そうですね。旭川冬まつりは小さい頃からずっと行っていたので。冬になったらそこに行くのが当たり前で、ゴムボートみたいなものに乗って、雪の滑り台を滑ったりしていました。そんなイベントのステージに出て、みんなが見に来てくれるのはうれしいです。

──安村さんの芸人活動についてご家族の反応は?

テレビに出ているときはすごく喜んで、実家に帰ったときに大量のサインを書いてくれとお願いされました。応援してくれています。

──将来的には地元に戻りたいとか、あるいはずっと東京のままがいいとかを考えることはありますか?

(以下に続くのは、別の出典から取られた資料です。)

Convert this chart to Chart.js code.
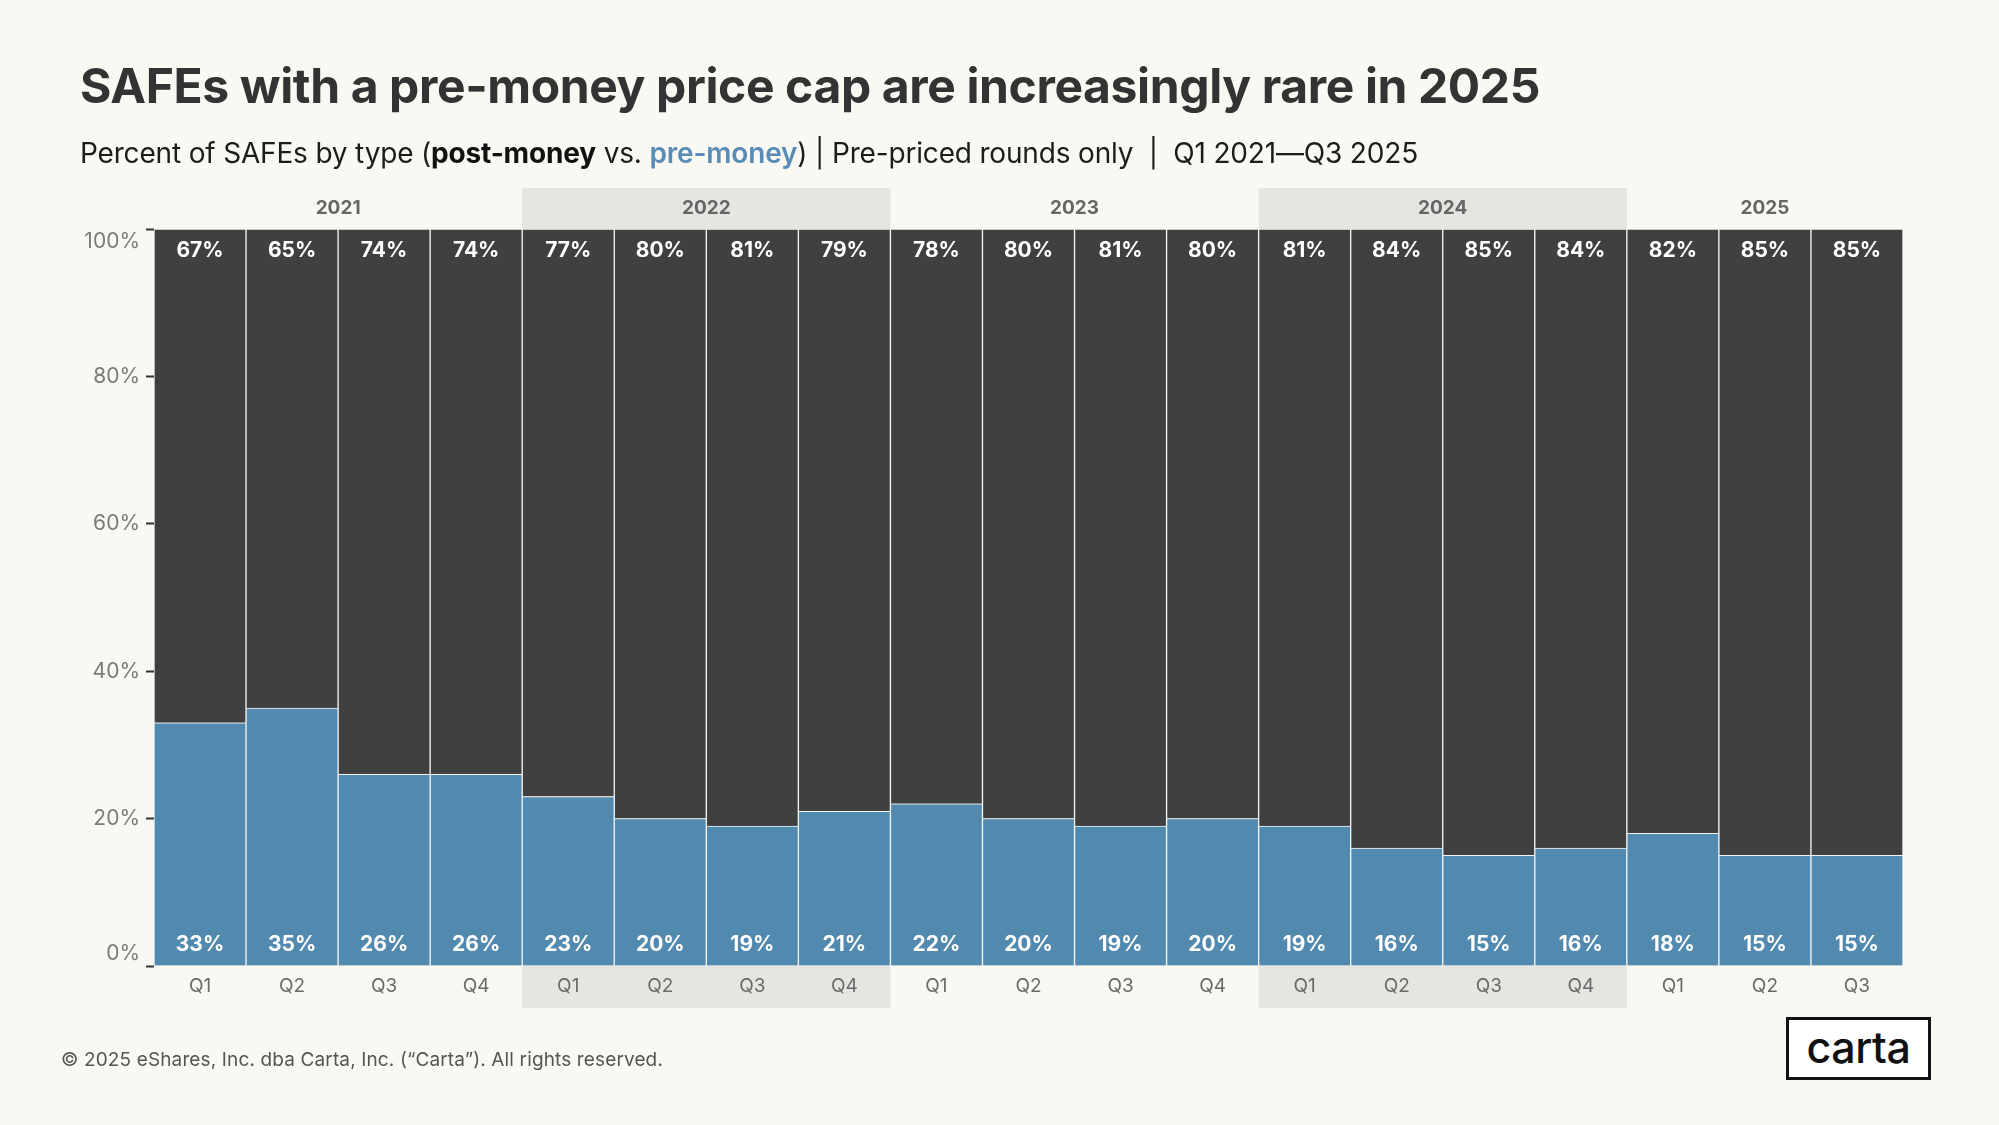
<!DOCTYPE html>
<html>
<head>
<meta charset="utf-8">
<script src="https://cdn.jsdelivr.net/npm/chart.js@4"></script>
<style>
  html, body { margin: 0; padding: 0; background: #FAF8F2; }
  body { width: 1999px; height: 1125px; position: relative; overflow: hidden; font-family: Inter, "Noto Sans", sans-serif; }
  #c { position: absolute; left: 0; top: 0; }
  .txt { position: absolute; white-space: nowrap; line-height: 1; }
  #title { left: 80px; top: 62px; font-size: 48px; font-weight: 700; color: #333333; }
  #subtitle { left: 80px; top: 139px; font-size: 28px; font-weight: 400; color: #1c1c1c; }
  #subtitle b { font-weight: 700; color: #111; }
  #subtitle .pre { font-weight: 600; color: #5A8DB6; }
  #footer { left: 61px; top: 1050px; font-size: 19px; color: #555; }
  #logo { position: absolute; left: 1786px; top: 1017px; width: 139px; height: 57px; border: 3px solid #111; background: #fff;
          font-size: 43px; font-weight: 500; color: #111; text-align: center; line-height: 54px; letter-spacing: -0.5px; }
</style>
</head>
<body>
<canvas id="c" width="1999" height="1125"></canvas>
<div id="title" class="txt">SAFEs with a pre-money price cap are increasingly rare in 2025</div>
<div id="subtitle" class="txt">Percent of SAFEs by type (<b>post-money</b> vs. <span class="pre">pre-money</span>) | Pre-priced rounds only &nbsp;| &nbsp;Q1 2021—Q3 2025</div>
<div id="footer" class="txt">© 2025 eShares, Inc. dba Carta, Inc. (“Carta”). All rights reserved.</div>
<div id="logo">carta</div>
<script>
// ---- Data ----
const quarters = ['Q1','Q2','Q3','Q4','Q1','Q2','Q3','Q4','Q1','Q2','Q3','Q4','Q1','Q2','Q3','Q4','Q1','Q2','Q3'];
const quarterYears = ['2021','2021','2021','2021','2022','2022','2022','2022','2023','2023','2023','2023','2024','2024','2024','2024','2025','2025','2025'];
const shadedYears = ['2022','2024'];
const preMoney  = [33,35,26,26,23,20,19,21,22,20,19,20,19,16,15,16,18,15,15];
const postMoney = [67,65,74,74,77,80,81,79,78,80,81,80,81,84,85,84,82,85,85];
const yTicks = [0,20,40,60,80,100];

// ---- text fitting (letter-spacing) ----
function fitWidth(id, target) {
  const el = document.getElementById(id);
  const w = el.getBoundingClientRect().width;
  const n = el.textContent.length;
  el.style.letterSpacing = ((target - w) / n) + 'px';
}
fitWidth('title', 1460);
fitWidth('subtitle', 1338);
fitWidth('footer', 602);

const BLUE = '#5289AE';
const DARK = '#404040';
const BAND = '#E6E5E2';
const FONT = 'Inter, "Noto Sans", sans-serif';

const yearPlugin = {
  id: 'yearBands',
  beforeDraw(chart) {
    const ctx = chart.ctx, x = chart.scales.x, area = chart.chartArea;
    const step = x.getPixelForValue(1) - x.getPixelForValue(0);
    const groups = [];
    quarterYears.forEach((y, i) => {
      const g = groups[groups.length - 1];
      if (g && g.year === y) g.end = i; else groups.push({ year: y, start: i, end: i });
    });
    ctx.save();
    groups.forEach(g => {
      const l = x.getPixelForValue(g.start) - step / 2;
      const r = x.getPixelForValue(g.end) + step / 2;
      if (shadedYears.includes(g.year)) {
        ctx.fillStyle = BAND;
        ctx.fillRect(l, area.top - 41, r - l, 41);
        ctx.fillRect(l, area.bottom, r - l, 42);
      }
      ctx.fillStyle = '#666666';
      ctx.font = '700 19px ' + FONT;
      ctx.textAlign = 'center';
      ctx.textBaseline = 'middle';
      ctx.fillText(g.year, (l + r) / 2, area.top - 21);
    });
    ctx.restore();
  }
};

const labelPlugin = {
  id: 'barLabels',
  afterDatasetsDraw(chart) {
    const ctx = chart.ctx;
    ctx.save();
    ctx.fillStyle = '#FFFFFF';
    ctx.font = '700 21px ' + FONT;
    ctx.textAlign = 'center';
    ctx.textBaseline = 'middle';
    chart.data.datasets.forEach((ds, di) => {
      const meta = chart.getDatasetMeta(di);
      meta.data.forEach((bar, i) => {
        const v = ds.data[i];
        const y = di === 0 ? bar.base - 21 : bar.y + 22;
        ctx.fillText(v + '%', bar.x, y);
      });
    });
    ctx.restore();
  }
};

new Chart(document.getElementById('c'), {
  type: 'bar',
  data: {
    labels: quarters,
    datasets: [
      { label: 'pre-money', data: preMoney, backgroundColor: BLUE, borderColor: '#F4F4F2', borderWidth: 1 },
      { label: 'post-money', data: postMoney, backgroundColor: DARK, borderColor: '#F4F4F2', borderWidth: 1 }
    ]
  },
  options: {
    responsive: false,
    animation: false,
    devicePixelRatio: 1,
    layout: { padding: { left: 0, right: 96, top: 229, bottom: 99 } },
    datasets: { bar: { barPercentage: 1, categoryPercentage: 1 } },
    plugins: { legend: { display: false }, tooltip: { enabled: false } },
    scales: {
      x: {
        stacked: true,
        grid: { display: false, drawTicks: false },
        border: { display: false },
        ticks: { color: '#6A6A6A', font: { family: FONT, size: 19 }, padding: 9, maxRotation: 0, autoSkip: false },
        afterFit(scale) { scale.height = 60; }
      },
      y: {
        stacked: true,
        min: 0, max: 100,
        afterBuildTicks(scale) { scale.ticks = yTicks.map(v => ({ value: v })); },
        grid: { drawOnChartArea: false, drawTicks: true, tickLength: 8, tickWidth: 2, tickColor: '#333333' },
        border: { display: false },
        ticks: {
          color: '#7A7A7A', padding: 6,
          font: { family: FONT, size: 21 },
          callback(v) {
            if (v === 100) return ['', '100%'];
            if (v === 0) return ['0%', ''];
            return v + '%';
          }
        },
        afterFit(scale) { scale.width = 154; }
      }
    }
  },
  plugins: [yearPlugin, labelPlugin]
});
</script>
</body>
</html>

いやー、東京のままなんじゃないですかね。やっぱり便利です。なんでもある。テレビで観ておいしそうだなと思ったお店に次の日に行ける。東京を知ってしまって、東京のすごさを痛感しました。旭川では芸能人も見たことがなかったですし「幻のものだ。本当はないんだ」という感覚でした。

──本当に「東京ってすごい」と。

本当にすごいです。もう戻れないです(笑)。

──最後に、安村さんの北海道への思いをまとめると?

「東京ってすごい」って言っていますけど、北海道もすごいです。ごはんでもなんでも魅力的だし、気候もいいし、「北海道出身です」って胸を張って言えるのがうれしいです。あえて溜めて言いますもん。「僕……北海道出身なんですよ」って(笑)。自慢です。ファイターズといい、北海道会といい、僕が何もしなくても魅力がたくさんあるので、頼っています(笑)。

とにかく明るい安村

とにかく明るい安村

とにかく明るい安村(トニカクアカルイヤスムラ)

1982年3月15日生まれ。高校卒業まで北海道旭川市で生まれ育った。NSC東京校6期生。コンビでの活動後、ピン芸人に。2015年に「安心してください、穿いてますよ!」のネタで一躍人気者となり、同年、旭川観光大使に就任。「歌ネタ王決定戦」や「有吉の壁」(日本テレビ系)で披露した歌ネタ「東京ってすごい」も大きな話題となった。